6. Para escribir poesía no es necesario huir de la cotidianidad. Lo cotidiano es un concepto peligroso, banalizado, despreciado en nuestros tiempos poéticos; y valiente es el poeta que se atreve a retratarlo con minucioso entusiasmo. La poesía de Emilio Coco no camina por los lugares de la impostura: su ser poético no está hecho para fingir ser más o menos joven, más o menos valiente, más o menos entregado al llanto, más o menos digno, más o menos loable, más o menos merecedor de nuestra empatía. La poesía no exige que neguemos las huellas y los escupitajos que el tiempo nos va dejando. Los poemas de Emilio no le exigen abandonar el mundo de lo cotidiano en donde una pequeña fisura en la rutina puede ser verdaderamente asombrosa. Pero el monstruo de la poesía es capaz de crear las composiciones más bellas con los elementos más comunes y cercanos: una mesa, un celular, una muchacha que cruza y despierta el sueño vespertino del deseo, un libro que está ahí día tras día; un camión, una necesaria utopía diurna, una nocturna e infalible decepción.

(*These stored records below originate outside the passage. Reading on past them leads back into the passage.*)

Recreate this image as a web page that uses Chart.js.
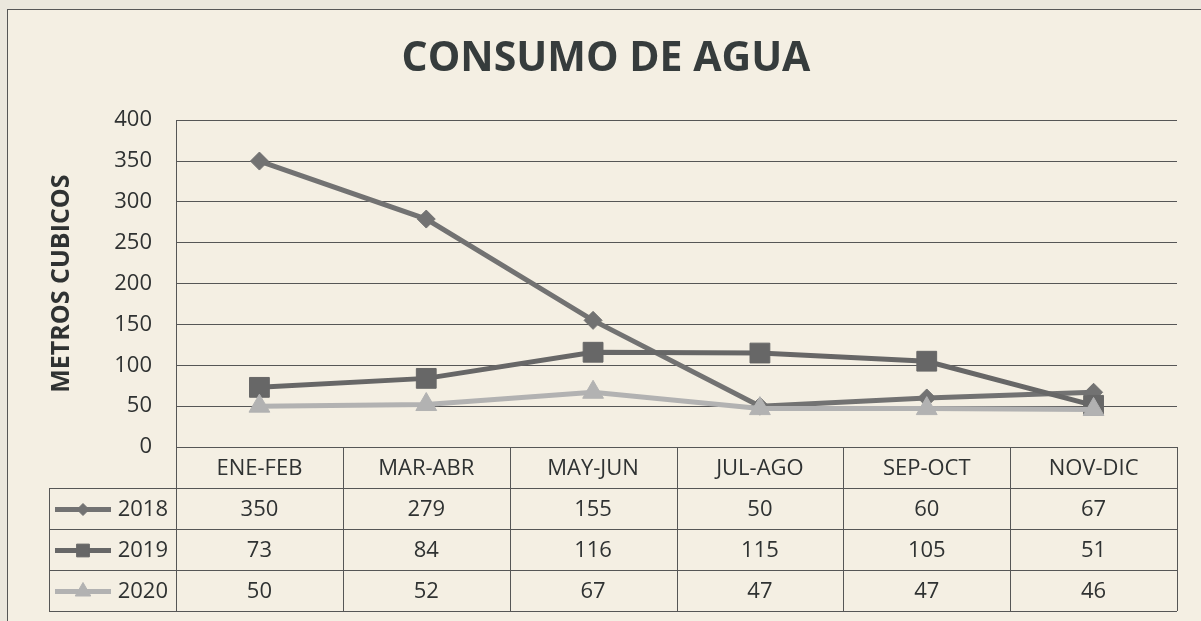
<!DOCTYPE html>
<html lang="es">
<head>
<meta charset="utf-8">
<title>Consumo de agua</title>
<script src="https://cdn.jsdelivr.net/npm/chart.js@4/dist/chart.umd.min.js"></script>
<style>
	html, body { margin: 0; padding: 0; background: #ebe7dd; }
	#wrap { width: 1201px; height: 621px; }
</style>
</head>
<body>
<div id="wrap"><canvas id="chart" width="1201" height="621"></canvas></div>
<script>
const categories = ['ENE-FEB', 'MAR-ABR', 'MAY-JUN', 'JUL-AGO', 'SEP-OCT', 'NOV-DIC'];
const seriesNames = ['2018', '2019', '2020'];
const values2018 = [350, 279, 155, 50, 60, 67];
const values2019 = [73, 84, 116, 115, 105, 51];
const values2020 = [50, 52, 67, 47, 47, 46];
const yTicks = [0, 50, 100, 150, 200, 250, 300, 350, 400];

const FONT = "'Open Sans', 'Noto Sans', sans-serif";
const TEXT = '#2f3232';
const RULE = '#565656';

const seriesStyle = [
	{ color: '#727272', pointStyle: 'rectRot', radius: 9, legendRadius: 6 },
	{ color: '#676767', pointStyle: 'rect', radius: 14, legendRadius: 9 },
	{ color: '#b2b2b2', pointStyle: 'triangle', radius: 12, legendRadius: 9 }
];
const allValues = [values2018, values2019, values2020];

// paper background + outer frame
const paperPlugin = {
	id: 'paper',
	beforeDraw(chart) {
		const ctx = chart.ctx;
		ctx.save();
		ctx.fillStyle = '#ebe7dd';
		ctx.fillRect(0, 0, chart.width, chart.height);
		ctx.fillStyle = '#f4efe3';
		ctx.fillRect(7, 9, chart.width, chart.height);
		ctx.strokeStyle = RULE;
		ctx.lineWidth = 1;
		ctx.strokeRect(7.5, 9.5, chart.width + 20, chart.height + 20);
		ctx.restore();
	}
};

// data table under the plot, columns taken from the x scale
const tablePlugin = {
	id: 'dataTable',
	afterDraw(chart) {
		const ctx = chart.ctx;
		const x = chart.scales.x;
		const area = chart.chartArea;
		const rowH = 41;
		const top = area.bottom;
		const bottom = top + rowH * 4;
		const tableLeft = 49;
		const half = (x.getPixelForValue(1) - x.getPixelForValue(0)) / 2;

		ctx.save();
		ctx.strokeStyle = RULE;
		ctx.lineWidth = 1;
		ctx.beginPath();
		for (let i = 0; i <= categories.length; i++) {
			const px = Math.round(x.getPixelForValue(0) - half + i * half * 2) + 0.5;
			ctx.moveTo(px, top);
			ctx.lineTo(px, bottom);
		}
		ctx.moveTo(area.left, top + 0.5);
		ctx.lineTo(area.right, top + 0.5);
		for (let r = 1; r <= 4; r++) {
			const py = Math.round(top + r * rowH) + 0.5;
			ctx.moveTo(tableLeft, py);
			ctx.lineTo(area.right, py);
		}
		ctx.moveTo(tableLeft + 0.5, top + rowH);
		ctx.lineTo(tableLeft + 0.5, bottom);
		ctx.stroke();

		ctx.fillStyle = TEXT;
		ctx.font = '22px ' + FONT;
		ctx.textAlign = 'center';
		ctx.textBaseline = 'middle';
		categories.forEach((c, i) => {
			ctx.fillText(c, x.getPixelForValue(i), top + rowH / 2 + 1);
		});

		allValues.forEach((vals, s) => {
			const cy = top + rowH * (s + 1) + rowH / 2 + 1;
			const st = seriesStyle[s];
			ctx.strokeStyle = st.color;
			ctx.fillStyle = st.color;
			ctx.lineWidth = 5;
			ctx.beginPath();
			ctx.moveTo(55, cy);
			ctx.lineTo(111, cy);
			ctx.stroke();
			if (Chart.helpers && Chart.helpers.drawPoint) {
				ctx.lineWidth = 1;
				Chart.helpers.drawPoint(ctx, {
					pointStyle: st.pointStyle,
					radius: st.legendRadius,
					rotation: 0,
					borderWidth: 1
				}, 83, cy);
			}
			ctx.fillStyle = TEXT;
			ctx.textAlign = 'right';
			ctx.fillText(seriesNames[s], 168, cy);
			ctx.textAlign = 'center';
			vals.forEach((v, i) => {
				ctx.fillText(String(v), x.getPixelForValue(i), cy);
			});
		});
		ctx.restore();
	}
};

const datasets = allValues.map((vals, s) => ({
	label: seriesNames[s],
	data: vals,
	borderColor: seriesStyle[s].color,
	backgroundColor: seriesStyle[s].color,
	borderWidth: 5,
	pointStyle: seriesStyle[s].pointStyle,
	pointRadius: seriesStyle[s].radius,
	pointBorderWidth: 1,
	pointBackgroundColor: seriesStyle[s].color,
	pointBorderColor: seriesStyle[s].color,
	tension: 0,
	order: 3 - s
}));

new Chart(document.getElementById('chart'), {
	type: 'line',
	data: { labels: categories, datasets: datasets },
	plugins: [paperPlugin, tablePlugin],
	options: {
		responsive: false,
		animation: false,
		layout: {
			padding: { top: 0, right: 0, bottom: 174, left: 11 }
		},
		scales: {
			x: {
				display: false,
				offset: true
			},
			y: {
				min: 0,
				max: 400,
				afterBuildTicks: (scale) => {
					scale.ticks = yTicks.map(v => ({ value: v }));
				},
				afterFit: (scale) => {
					scale.width = 165;
				},
				grid: {
					color: RULE,
					lineWidth: 1,
					drawTicks: false
				},
				border: {
					display: true,
					color: RULE,
					width: 1
				},
				ticks: {
					color: TEXT,
					padding: 24,
					font: { family: FONT, size: 22 }
				},
				title: {
					display: true,
					text: 'METROS CUBICOS',
					color: TEXT,
					padding: { top: 36, bottom: 0 },
					font: { family: FONT, size: 25, weight: 'bold', lineHeight: 1.2 }
				}
			},
			// empty spacer on the right so the plot stops short of the edge
			yRight: {
				position: 'right',
				min: 0,
				max: 400,
				grid: { display: false, drawTicks: false },
				border: { display: false },
				ticks: { display: false },
				afterFit: (scale) => {
					scale.width = 24;
				}
			}
		},
		plugins: {
			legend: { display: false },
			tooltip: { enabled: false },
			title: {
				display: true,
				text: 'CONSUMO DE AGUA',
				color: '#363c3c',
				padding: { top: 35, bottom: 36 },
				font: { family: FONT, size: 41, weight: 'bold', lineHeight: 1.2 }
			}
		}
	}
});
</script>
</body>
</html>
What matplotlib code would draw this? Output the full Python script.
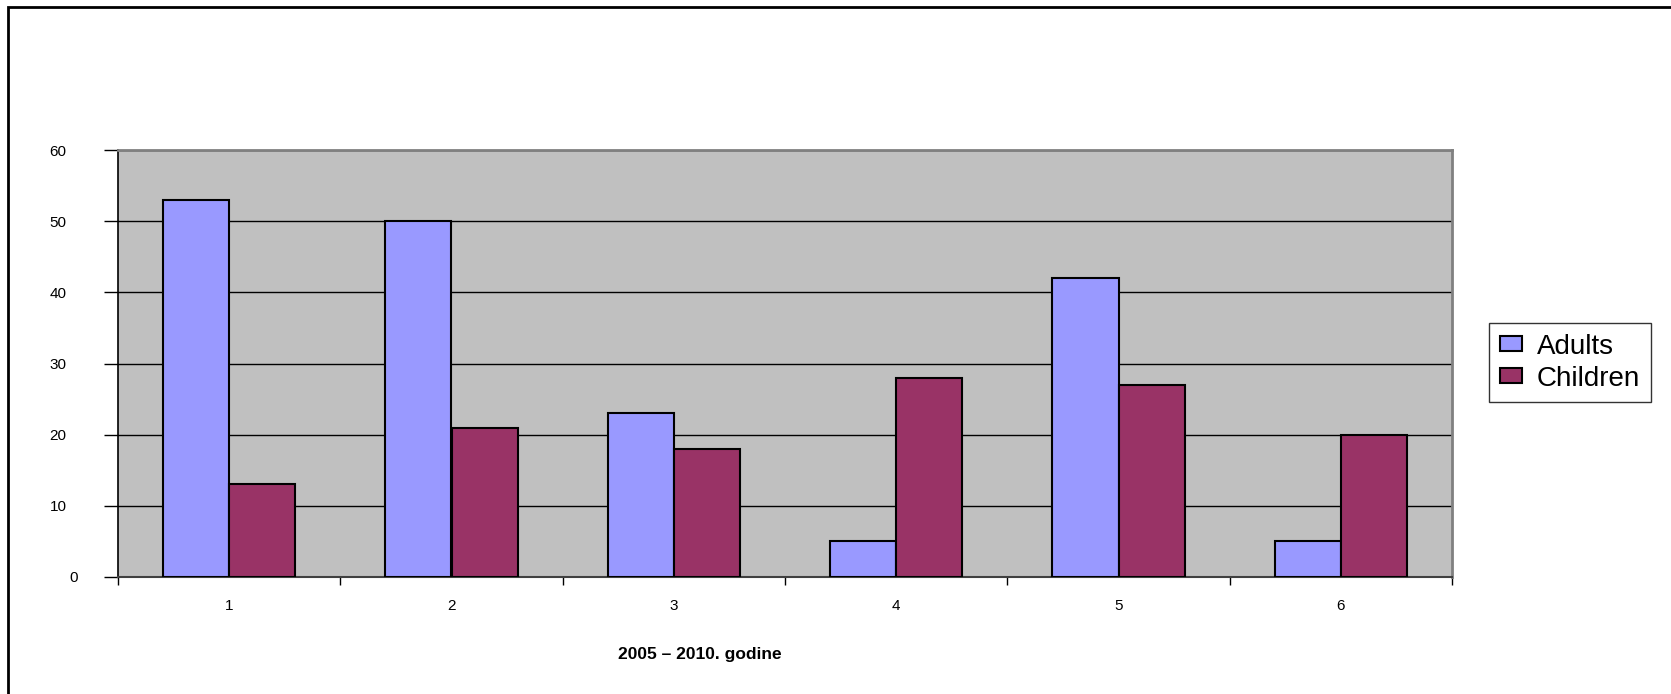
import numpy as np
import matplotlib.pyplot as plt
import matplotlib.transforms as mtransforms
from matplotlib.patches import Rectangle

plt.rcParams['font.family'] = ['Liberation Sans', 'DejaVu Sans']

categories = ['1', '2', '3', '4', '5', '6']
adults = [53, 50, 23, 5, 42, 5]
children = [13, 21, 18, 28, 27, 20]
yticks = [0, 10, 20, 30, 40, 50, 60]
xlabel = '2005 \u2013 2010. godine'

W, H = 1671, 694
fig = plt.figure(figsize=(W / 100, H / 100), dpi=100)
ax = fig.add_axes([118 / W, 1 - 577 / H, (1452 - 118) / W, (577 - 150) / H])
ax.set_facecolor('#C0C0C0')

x = np.arange(len(categories))
w = 0.297
ax.bar(x - w / 2, adults, w, color='#9999FF', edgecolor='black', linewidth=1.5,
       label='Adults', zorder=3)
ax.bar(x + w / 2, children, w, color='#993366', edgecolor='black', linewidth=1.5,
       label='Children', zorder=3)

ax.set_xlim(-0.5, len(categories) - 0.5)
ax.set_ylim(0, 60)
ax.set_yticks(yticks)
ax.yaxis.grid(True, color='black', linewidth=1, zorder=1)
ax.tick_params(axis='y', length=10, width=1, pad=27, labelsize=11)
# the single-digit "0" sits further right in the original
off0 = mtransforms.ScaledTranslation(11 / 100, 0, fig.dpi_scale_trans)
ylabs = ax.get_yticklabels()
ylabs[0].set_transform(ylabs[0].get_transform() + off0)

# ticks at category boundaries, labels at centres
ax.set_xticks(np.arange(-0.5, len(categories), 1.0))
ax.set_xticklabels([])
ax.set_xticks(x, minor=True)
ax.set_xticklabels(categories, minor=True)
ax.tick_params(axis='x', which='major', length=6, width=1)
ax.tick_params(axis='x', which='minor', length=0, pad=16, labelsize=11)

ax.spines['top'].set_color('#808080')
ax.spines['right'].set_color('#808080')
ax.spines['top'].set_linewidth(2)
ax.spines['right'].set_linewidth(2)
ax.spines['left'].set_color('black')
ax.spines['bottom'].set_color('#404040')
ax.spines['left'].set_linewidth(1.2)
ax.spines['bottom'].set_linewidth(1.5)

fig.text(618 / W, 1 - 654 / H, xlabel, ha='left', va='center',
         fontsize=12.5, fontweight='bold')

leg = fig.legend(loc='upper left', bbox_to_anchor=(1489 / W, 1 - 323 / H),
                 fontsize=20, frameon=True, fancybox=False, edgecolor='black',
                 handlelength=0.8, handleheight=0.47, handletextpad=0.55,
                 borderpad=0.38, labelspacing=0.22, borderaxespad=0)
leg.get_frame().set_linewidth(1)

# outer chart border (cut off at right and bottom)
fig.patches.append(Rectangle((8 / W, -0.1), 1.2, 1 - 7 / H + 0.1,
                             transform=fig.transFigure, fill=False,
                             edgecolor='black', linewidth=2))

fig.savefig('out.png', dpi=100)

7. Debemos, es imperativo, recordar a los otros, pensar en los humillados, apostar por los derrotados, acercarnos a lo más sencillo. La poesía es algo que no tiene singularidad, algo que no tiene un solo cuerpo: los poemas de Emilio Coco son cantos a esos seres que pueblan el mundo junto a él, que habitan los libros a su lado o que se sientan en una banca, en una plaza helada por el invierno, y con sus gestos vencidos le cuentan, pacientemente, su historia. La poesía de Emilio es una lección de quién aprendió la gratitud: una gratitud pícara muchas veces –cuando reconoce la bendición que son las cajeras de los supermercados y sus blusas holgadas que recuerdan sueños de profundos erotismos–; y una gratitud otras veces humilde, casi religiosa, casi beata, Franciscana y apostólica cuando —con el corazón expuesto al abandono— el poeta agradece «desde el alma» por la compañía minúscula de una paloma que picotea migajas a sus pies. Emilio Coco lo sabe: las compañías, esas son las que hacen el verdadero poema. Bien, desde 2015 hasta este extraño, insípido 2020, estas lecciones se han hecho sangre en nuestras arterias poéticas. Emilio, también tu labor de traductor que no conoce la fatiga, tus manos que se tienden al fuego en favor de nuestra poesía, de darle voz, de darle un lugar justo, se ha convertido en un ejemplo para todos los que tratamos de defender al poema. A la literatura y a su historia no podemos engañarlas. Y a pesar de que tu corazón, querido Emilio, prefiera la humildad y el silencio donde es posible oír la música de los poemas aprendidos y repasados junto a tu hermano Michele, aunque prefieras los que haceres simples y los libros de pastas duras que solo miran y no hacen preguntas dolorosas, aunque prefieras la oración callada, tu voz, Emilio, es una promesa, un llamado, un huerto de honestidades. Por eso y por mucho más, te debemos nuestra gratitud.